1- Sonunda ölüm var ölüm, ölün de görün. Dua etmeden geçerseniz ölümü görün.

2- Lutfen, arkamdan kapıyı kapatın ve dünyanın ışıklarını söndürün.

3- Kim demiş kırmızı ışıkta geçilmez diye? Rahmetli geçerdi.

4- Ölüm kalıtsaldır. Rahmetli de annesi ve babası gibi öldü.

5- Kendine ait bir toprağı olsun isterdi, sonunda muradına erdi.

6- Doktoru hava değişimini tavsiye etmişti, dünyasını değiştirdi.

7- Allah’ın emri Peygamber’in kavli ile Azrail’e verdik.

8- Ziyaretime gelen yalancı dostlar, gece yatısına da beklerim.

9- Apartmanın asansörü geliyor mu diye boşluğa bakmıştı. Geliyormuş…

10- Dünyada sığınacak bir yer bulamadı, sonunda Yaradan’a sığındı.

11- İlgi istiyordu bu arzusuna ölünce kavuştu. El üstünde taşıdılar.

12- Kendisini değiştiremeyince dünyasını değiştirdi.

13- Heyyyy… yoldan geçenler, elbet bir gün görüşeceğiz.

14- Kibar bir adamın mezar taşı.” Sizleri ayakta karşılayamadığım için özür dilerim.”

15- Çapkın adamın mezar taşı. “Artık karısı geceleri nerede olduğunu biliyor.”

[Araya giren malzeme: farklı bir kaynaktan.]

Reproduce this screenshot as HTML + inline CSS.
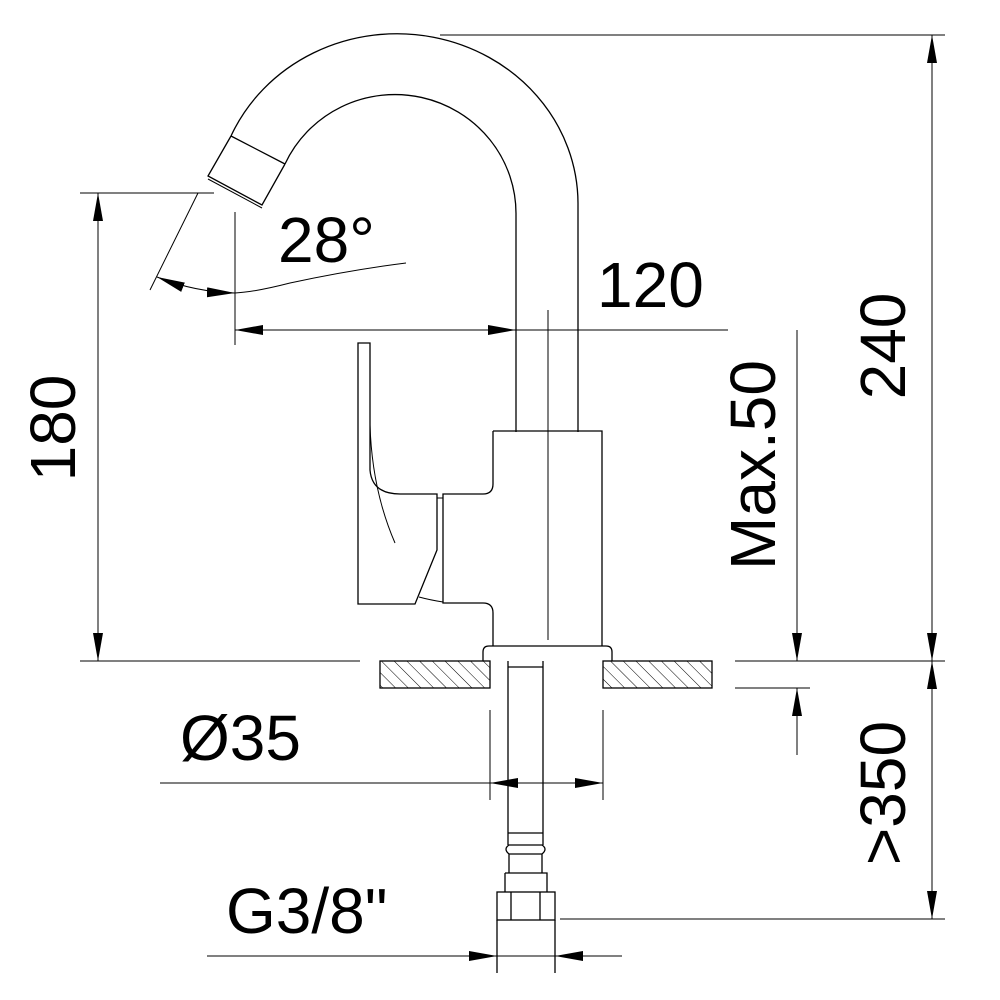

16- Temel’in mezar taşı. ”Hastayım, diyordum inanmıyordunuz. N’oldu şimdi?”

17- Kılıbık adamın mezar taşı. ”İlk kez karısından habersiz bir başka yere gitti.”

18- Pazarlamacının mezar taşı. ”İyi fiyat verilince ruhunu Azrail’e sattı.”

19- Ağzı bozuk adamın mezar taşı.” Burada yatan tosun, ziyaretçiye kosun”

20-Tiyatrocunun mezar taşı. Tanrı’nın yazıp yönettiği oyunu oynadı, sahneyi terk etti.